» Data extract
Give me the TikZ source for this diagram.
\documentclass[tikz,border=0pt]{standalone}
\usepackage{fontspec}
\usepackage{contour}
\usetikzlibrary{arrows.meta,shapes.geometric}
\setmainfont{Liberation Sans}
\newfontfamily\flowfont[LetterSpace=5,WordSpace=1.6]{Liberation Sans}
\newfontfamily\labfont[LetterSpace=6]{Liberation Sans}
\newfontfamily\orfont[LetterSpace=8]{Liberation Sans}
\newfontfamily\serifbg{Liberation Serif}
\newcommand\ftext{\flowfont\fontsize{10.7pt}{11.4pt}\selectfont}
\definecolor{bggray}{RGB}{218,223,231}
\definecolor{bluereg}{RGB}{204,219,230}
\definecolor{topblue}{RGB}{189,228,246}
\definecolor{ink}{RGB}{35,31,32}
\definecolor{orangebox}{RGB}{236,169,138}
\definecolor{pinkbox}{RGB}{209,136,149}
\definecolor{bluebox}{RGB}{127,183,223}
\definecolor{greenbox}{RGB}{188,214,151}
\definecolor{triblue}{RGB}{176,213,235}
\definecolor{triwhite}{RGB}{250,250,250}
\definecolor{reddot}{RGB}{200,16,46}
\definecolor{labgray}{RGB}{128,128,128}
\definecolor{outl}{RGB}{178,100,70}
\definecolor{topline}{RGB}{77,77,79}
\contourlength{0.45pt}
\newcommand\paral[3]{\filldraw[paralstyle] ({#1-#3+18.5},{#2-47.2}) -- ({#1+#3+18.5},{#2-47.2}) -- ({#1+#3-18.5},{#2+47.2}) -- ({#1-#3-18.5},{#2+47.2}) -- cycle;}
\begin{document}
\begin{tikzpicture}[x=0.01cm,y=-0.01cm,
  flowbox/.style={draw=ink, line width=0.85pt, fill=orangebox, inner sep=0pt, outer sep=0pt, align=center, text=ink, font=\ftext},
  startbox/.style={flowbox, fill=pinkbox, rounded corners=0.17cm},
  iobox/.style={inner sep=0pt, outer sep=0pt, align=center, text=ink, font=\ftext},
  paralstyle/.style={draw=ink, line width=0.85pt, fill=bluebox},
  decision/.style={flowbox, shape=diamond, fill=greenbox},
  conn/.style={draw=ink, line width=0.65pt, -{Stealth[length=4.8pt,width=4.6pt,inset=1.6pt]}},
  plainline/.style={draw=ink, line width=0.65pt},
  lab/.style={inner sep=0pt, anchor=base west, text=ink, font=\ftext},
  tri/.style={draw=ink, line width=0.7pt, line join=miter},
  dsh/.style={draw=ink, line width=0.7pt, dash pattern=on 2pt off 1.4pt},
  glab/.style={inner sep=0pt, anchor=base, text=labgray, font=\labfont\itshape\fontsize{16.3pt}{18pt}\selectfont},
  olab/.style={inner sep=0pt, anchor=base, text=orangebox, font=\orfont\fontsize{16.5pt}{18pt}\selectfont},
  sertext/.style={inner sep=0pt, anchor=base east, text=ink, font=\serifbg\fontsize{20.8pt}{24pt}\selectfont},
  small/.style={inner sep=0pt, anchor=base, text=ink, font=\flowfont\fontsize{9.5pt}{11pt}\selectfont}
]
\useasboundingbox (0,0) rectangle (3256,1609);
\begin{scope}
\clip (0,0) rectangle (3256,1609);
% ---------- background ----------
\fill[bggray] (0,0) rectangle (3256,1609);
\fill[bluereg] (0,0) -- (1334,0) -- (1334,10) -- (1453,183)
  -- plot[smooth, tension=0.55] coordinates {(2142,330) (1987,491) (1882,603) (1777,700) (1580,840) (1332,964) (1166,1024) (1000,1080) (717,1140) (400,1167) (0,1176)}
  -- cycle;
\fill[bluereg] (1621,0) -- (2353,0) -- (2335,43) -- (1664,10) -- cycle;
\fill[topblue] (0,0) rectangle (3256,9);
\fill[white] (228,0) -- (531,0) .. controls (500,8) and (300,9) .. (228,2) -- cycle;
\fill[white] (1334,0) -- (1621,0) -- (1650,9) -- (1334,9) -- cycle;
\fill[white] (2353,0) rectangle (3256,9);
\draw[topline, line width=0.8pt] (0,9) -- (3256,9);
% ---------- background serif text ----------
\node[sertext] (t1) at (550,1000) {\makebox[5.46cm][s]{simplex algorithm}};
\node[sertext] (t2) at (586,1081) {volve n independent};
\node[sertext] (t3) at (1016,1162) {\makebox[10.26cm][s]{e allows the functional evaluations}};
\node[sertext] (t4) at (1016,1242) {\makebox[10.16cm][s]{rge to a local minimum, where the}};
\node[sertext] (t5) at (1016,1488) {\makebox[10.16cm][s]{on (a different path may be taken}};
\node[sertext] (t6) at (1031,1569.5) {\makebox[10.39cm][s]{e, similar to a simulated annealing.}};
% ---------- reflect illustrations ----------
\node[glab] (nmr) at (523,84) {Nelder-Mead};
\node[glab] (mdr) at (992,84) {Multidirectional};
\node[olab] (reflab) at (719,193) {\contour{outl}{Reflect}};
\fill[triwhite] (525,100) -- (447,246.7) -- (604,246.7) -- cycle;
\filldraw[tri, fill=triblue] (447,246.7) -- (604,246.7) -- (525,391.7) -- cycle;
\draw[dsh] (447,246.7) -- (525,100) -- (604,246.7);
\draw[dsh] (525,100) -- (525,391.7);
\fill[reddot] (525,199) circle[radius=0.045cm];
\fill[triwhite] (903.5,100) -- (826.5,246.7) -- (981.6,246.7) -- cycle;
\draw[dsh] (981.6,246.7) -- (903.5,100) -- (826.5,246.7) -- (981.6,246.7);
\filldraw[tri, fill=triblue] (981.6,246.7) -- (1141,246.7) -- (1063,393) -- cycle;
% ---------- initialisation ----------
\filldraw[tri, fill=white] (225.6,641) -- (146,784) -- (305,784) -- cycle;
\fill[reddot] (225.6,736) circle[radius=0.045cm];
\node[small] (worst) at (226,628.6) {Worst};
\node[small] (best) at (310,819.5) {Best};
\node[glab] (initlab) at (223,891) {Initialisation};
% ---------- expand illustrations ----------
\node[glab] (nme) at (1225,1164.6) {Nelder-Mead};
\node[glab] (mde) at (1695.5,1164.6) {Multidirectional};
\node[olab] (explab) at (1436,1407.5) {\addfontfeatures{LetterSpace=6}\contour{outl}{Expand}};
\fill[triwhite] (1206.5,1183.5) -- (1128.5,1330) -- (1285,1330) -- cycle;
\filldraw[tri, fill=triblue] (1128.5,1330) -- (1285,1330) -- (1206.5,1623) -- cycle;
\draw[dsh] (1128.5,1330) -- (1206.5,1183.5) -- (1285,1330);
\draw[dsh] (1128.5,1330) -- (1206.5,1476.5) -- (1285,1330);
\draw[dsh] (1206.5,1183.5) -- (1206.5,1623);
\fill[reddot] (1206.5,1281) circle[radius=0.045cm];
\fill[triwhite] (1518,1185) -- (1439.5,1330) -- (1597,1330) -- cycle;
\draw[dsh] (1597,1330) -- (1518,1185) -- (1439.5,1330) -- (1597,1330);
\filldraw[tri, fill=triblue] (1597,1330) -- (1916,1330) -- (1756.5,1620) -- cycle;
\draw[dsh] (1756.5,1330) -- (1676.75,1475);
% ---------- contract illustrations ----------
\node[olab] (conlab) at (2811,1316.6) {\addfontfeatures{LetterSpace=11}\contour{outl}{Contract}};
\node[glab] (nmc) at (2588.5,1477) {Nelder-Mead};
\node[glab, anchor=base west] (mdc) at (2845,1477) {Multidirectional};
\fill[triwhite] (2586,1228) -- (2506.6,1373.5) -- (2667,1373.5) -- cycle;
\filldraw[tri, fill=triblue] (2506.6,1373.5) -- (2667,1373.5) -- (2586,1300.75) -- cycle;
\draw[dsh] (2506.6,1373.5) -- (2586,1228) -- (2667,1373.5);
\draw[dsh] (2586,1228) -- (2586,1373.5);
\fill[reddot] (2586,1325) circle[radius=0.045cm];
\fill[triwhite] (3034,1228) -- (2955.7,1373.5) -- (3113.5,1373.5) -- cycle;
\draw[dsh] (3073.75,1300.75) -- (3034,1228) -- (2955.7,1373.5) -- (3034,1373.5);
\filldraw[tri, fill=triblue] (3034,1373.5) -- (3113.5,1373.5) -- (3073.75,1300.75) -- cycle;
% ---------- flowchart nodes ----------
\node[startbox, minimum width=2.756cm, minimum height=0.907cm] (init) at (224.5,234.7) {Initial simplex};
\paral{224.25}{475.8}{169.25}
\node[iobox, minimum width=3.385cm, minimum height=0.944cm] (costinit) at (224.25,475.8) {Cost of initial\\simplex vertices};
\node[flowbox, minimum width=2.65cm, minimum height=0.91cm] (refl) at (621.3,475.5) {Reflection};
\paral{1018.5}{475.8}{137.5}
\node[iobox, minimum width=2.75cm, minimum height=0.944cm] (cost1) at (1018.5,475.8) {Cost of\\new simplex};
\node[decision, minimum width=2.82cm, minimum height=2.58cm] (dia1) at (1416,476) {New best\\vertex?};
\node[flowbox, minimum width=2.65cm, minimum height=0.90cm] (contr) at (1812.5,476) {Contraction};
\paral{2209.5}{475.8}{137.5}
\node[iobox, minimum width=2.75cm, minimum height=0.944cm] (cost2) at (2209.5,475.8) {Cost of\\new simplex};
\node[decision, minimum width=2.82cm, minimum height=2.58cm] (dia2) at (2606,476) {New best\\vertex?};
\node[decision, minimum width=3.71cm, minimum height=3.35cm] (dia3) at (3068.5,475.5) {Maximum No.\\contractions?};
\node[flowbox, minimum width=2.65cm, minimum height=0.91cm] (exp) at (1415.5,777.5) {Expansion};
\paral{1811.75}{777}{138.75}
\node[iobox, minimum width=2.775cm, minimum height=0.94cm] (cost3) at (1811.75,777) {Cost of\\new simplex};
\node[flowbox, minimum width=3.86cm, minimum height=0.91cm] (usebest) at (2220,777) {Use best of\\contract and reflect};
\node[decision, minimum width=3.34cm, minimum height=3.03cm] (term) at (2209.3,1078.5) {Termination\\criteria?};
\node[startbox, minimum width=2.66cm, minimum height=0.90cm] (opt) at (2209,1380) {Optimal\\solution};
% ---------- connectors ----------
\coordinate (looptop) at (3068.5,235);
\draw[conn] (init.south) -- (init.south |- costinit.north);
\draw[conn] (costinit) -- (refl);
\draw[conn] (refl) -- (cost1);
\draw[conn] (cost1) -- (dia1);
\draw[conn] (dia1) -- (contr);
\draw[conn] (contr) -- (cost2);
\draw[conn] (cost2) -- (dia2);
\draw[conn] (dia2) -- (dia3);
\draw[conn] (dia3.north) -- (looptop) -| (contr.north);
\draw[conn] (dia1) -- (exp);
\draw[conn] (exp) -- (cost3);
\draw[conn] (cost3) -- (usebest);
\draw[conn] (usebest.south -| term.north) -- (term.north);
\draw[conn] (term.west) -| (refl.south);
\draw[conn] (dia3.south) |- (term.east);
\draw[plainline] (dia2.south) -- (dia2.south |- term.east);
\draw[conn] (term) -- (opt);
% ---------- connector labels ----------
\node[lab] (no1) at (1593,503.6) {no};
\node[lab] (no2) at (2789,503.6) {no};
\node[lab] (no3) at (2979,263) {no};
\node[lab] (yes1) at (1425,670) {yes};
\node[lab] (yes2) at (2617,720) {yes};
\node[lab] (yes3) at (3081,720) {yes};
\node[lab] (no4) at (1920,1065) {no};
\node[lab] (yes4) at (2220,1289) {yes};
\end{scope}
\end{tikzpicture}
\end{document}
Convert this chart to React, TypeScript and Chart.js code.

» Work to be completed
Each line containing "this" counts once; state the total number of such lines and nothing else.

» Result below
2